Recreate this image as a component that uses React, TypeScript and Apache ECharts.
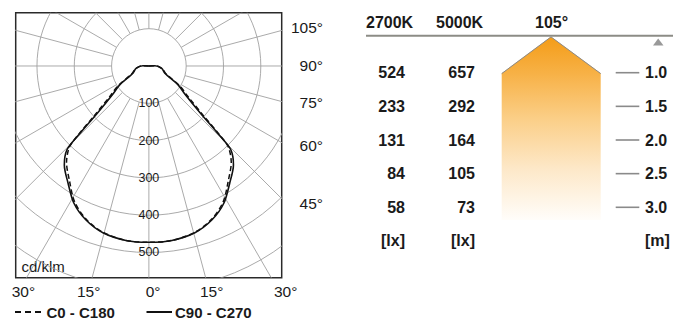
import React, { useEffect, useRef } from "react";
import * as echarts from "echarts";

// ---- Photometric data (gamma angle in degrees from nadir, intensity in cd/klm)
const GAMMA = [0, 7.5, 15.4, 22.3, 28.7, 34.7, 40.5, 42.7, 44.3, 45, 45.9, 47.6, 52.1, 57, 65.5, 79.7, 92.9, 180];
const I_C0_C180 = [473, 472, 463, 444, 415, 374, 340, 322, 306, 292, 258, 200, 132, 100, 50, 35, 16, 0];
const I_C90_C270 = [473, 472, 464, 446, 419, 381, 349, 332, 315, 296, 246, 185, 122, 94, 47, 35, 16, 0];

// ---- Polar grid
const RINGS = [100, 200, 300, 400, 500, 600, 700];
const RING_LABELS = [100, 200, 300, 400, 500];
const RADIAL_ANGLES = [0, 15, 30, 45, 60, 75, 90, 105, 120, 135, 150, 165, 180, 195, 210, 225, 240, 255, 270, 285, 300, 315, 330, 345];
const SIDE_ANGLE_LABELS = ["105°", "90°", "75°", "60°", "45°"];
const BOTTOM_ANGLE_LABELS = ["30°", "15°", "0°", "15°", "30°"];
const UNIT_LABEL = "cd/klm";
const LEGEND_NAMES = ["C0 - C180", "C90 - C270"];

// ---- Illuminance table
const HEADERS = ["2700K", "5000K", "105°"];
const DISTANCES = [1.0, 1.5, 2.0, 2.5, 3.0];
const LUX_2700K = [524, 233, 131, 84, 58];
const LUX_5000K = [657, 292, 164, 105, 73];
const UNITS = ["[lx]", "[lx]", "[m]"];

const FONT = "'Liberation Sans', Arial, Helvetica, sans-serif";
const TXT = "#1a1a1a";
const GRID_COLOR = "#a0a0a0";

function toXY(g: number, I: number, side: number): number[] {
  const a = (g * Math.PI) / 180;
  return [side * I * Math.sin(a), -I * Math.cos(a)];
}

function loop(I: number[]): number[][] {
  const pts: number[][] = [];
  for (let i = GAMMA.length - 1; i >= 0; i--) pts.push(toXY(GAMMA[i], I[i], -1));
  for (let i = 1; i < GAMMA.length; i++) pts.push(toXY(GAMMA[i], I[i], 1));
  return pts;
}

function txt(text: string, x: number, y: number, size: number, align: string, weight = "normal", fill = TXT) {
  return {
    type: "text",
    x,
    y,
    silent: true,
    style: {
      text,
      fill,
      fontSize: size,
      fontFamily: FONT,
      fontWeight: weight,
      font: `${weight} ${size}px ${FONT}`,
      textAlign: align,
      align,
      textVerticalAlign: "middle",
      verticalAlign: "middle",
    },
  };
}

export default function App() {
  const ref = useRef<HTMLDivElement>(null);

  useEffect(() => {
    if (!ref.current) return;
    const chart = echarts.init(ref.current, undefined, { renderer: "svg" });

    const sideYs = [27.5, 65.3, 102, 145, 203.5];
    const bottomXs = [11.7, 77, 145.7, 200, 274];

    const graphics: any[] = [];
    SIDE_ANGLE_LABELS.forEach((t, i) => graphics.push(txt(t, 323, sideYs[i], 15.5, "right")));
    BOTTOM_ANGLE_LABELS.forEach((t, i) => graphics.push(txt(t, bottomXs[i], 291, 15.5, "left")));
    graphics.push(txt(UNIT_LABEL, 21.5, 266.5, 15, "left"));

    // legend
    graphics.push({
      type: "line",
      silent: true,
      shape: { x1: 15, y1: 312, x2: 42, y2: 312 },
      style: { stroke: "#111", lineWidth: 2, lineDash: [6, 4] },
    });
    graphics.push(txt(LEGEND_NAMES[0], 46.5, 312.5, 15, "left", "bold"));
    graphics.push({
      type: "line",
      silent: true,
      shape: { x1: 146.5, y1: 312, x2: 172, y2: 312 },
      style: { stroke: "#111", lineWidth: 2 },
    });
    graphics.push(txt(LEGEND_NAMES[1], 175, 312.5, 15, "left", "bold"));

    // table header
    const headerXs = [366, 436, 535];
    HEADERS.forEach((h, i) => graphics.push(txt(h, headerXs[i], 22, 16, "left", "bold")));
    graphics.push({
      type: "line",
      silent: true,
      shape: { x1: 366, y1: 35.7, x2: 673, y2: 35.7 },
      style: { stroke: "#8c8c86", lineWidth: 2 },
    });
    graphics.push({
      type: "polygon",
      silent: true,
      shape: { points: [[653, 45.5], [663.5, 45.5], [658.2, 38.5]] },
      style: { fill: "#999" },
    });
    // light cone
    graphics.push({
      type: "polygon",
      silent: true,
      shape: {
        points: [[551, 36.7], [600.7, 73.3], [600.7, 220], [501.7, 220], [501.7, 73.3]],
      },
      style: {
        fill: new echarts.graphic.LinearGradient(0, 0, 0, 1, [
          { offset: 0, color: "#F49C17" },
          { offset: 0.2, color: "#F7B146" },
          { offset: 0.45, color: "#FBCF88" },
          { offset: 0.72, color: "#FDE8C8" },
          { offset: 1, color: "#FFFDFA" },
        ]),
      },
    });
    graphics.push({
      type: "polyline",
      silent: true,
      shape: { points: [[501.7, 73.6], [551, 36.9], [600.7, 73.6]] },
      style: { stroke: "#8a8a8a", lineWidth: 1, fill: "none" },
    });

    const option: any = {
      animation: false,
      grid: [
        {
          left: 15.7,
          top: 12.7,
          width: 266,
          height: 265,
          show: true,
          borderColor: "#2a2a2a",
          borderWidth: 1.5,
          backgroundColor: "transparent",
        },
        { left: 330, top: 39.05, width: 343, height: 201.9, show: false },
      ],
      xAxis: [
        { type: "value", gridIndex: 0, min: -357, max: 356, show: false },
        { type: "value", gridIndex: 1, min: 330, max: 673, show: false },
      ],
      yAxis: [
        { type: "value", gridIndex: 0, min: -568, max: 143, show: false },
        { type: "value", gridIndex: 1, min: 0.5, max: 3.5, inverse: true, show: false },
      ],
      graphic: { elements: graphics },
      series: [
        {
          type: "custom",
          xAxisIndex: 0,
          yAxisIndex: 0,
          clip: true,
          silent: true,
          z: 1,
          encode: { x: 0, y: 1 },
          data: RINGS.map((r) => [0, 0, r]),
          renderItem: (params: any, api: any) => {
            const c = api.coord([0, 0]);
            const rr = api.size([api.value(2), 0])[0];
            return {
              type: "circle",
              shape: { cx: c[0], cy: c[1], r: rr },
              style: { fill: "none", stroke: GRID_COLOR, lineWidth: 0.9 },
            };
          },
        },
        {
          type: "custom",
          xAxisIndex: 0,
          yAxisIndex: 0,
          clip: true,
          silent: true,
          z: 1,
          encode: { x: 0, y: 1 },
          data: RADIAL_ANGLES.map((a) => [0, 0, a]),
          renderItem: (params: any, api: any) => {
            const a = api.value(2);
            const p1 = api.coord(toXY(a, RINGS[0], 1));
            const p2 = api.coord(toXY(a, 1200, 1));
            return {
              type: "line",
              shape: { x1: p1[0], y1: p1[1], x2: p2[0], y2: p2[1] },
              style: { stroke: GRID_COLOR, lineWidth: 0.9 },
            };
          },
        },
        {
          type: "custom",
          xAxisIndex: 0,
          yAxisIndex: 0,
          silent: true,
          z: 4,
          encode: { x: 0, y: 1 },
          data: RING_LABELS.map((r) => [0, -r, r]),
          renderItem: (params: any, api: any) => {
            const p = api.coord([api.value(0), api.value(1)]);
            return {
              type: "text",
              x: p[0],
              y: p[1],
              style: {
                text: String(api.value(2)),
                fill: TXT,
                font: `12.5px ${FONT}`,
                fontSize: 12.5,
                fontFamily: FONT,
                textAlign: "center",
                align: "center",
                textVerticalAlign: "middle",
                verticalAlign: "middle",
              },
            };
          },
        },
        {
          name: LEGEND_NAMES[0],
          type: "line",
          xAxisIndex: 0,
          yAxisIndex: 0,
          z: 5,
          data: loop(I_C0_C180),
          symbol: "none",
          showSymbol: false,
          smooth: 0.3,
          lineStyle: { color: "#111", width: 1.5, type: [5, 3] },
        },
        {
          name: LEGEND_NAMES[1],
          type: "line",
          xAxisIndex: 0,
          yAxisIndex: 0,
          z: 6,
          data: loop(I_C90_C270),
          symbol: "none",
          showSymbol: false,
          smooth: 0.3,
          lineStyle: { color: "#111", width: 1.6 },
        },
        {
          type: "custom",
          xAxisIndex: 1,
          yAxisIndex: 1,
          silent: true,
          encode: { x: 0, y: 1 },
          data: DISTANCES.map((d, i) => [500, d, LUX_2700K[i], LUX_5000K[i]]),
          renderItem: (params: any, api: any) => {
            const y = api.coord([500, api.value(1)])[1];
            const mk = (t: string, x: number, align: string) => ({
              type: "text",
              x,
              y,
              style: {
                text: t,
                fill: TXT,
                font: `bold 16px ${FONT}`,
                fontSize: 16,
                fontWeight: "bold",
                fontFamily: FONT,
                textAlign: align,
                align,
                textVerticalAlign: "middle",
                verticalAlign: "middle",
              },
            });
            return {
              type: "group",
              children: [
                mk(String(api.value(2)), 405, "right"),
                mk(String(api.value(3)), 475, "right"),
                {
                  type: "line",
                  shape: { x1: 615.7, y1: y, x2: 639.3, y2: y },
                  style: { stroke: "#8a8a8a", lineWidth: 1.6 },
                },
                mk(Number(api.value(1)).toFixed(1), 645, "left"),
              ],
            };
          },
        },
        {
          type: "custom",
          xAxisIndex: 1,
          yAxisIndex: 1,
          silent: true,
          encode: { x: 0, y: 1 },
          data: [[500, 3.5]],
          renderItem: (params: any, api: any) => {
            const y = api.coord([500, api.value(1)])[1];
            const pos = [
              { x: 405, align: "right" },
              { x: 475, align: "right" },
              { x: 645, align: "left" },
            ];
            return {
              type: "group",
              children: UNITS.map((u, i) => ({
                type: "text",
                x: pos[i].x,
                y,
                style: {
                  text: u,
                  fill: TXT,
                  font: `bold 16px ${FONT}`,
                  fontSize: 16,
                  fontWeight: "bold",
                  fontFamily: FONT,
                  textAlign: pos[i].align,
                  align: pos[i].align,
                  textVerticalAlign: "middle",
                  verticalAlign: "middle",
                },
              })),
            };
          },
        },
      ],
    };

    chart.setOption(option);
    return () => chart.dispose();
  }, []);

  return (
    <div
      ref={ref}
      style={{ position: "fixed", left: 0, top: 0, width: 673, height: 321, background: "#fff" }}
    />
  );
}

|---|

• **What is needed**
Quote, please, every line of the material above from its start through the line that has "import * as", reproducing the words exactly and dropping any images.

• **Expected answer**
Recreate this image as a component that uses React, TypeScript and Apache ECharts.
import React, { useEffect, useRef } from "react";
import * as echarts from "echarts";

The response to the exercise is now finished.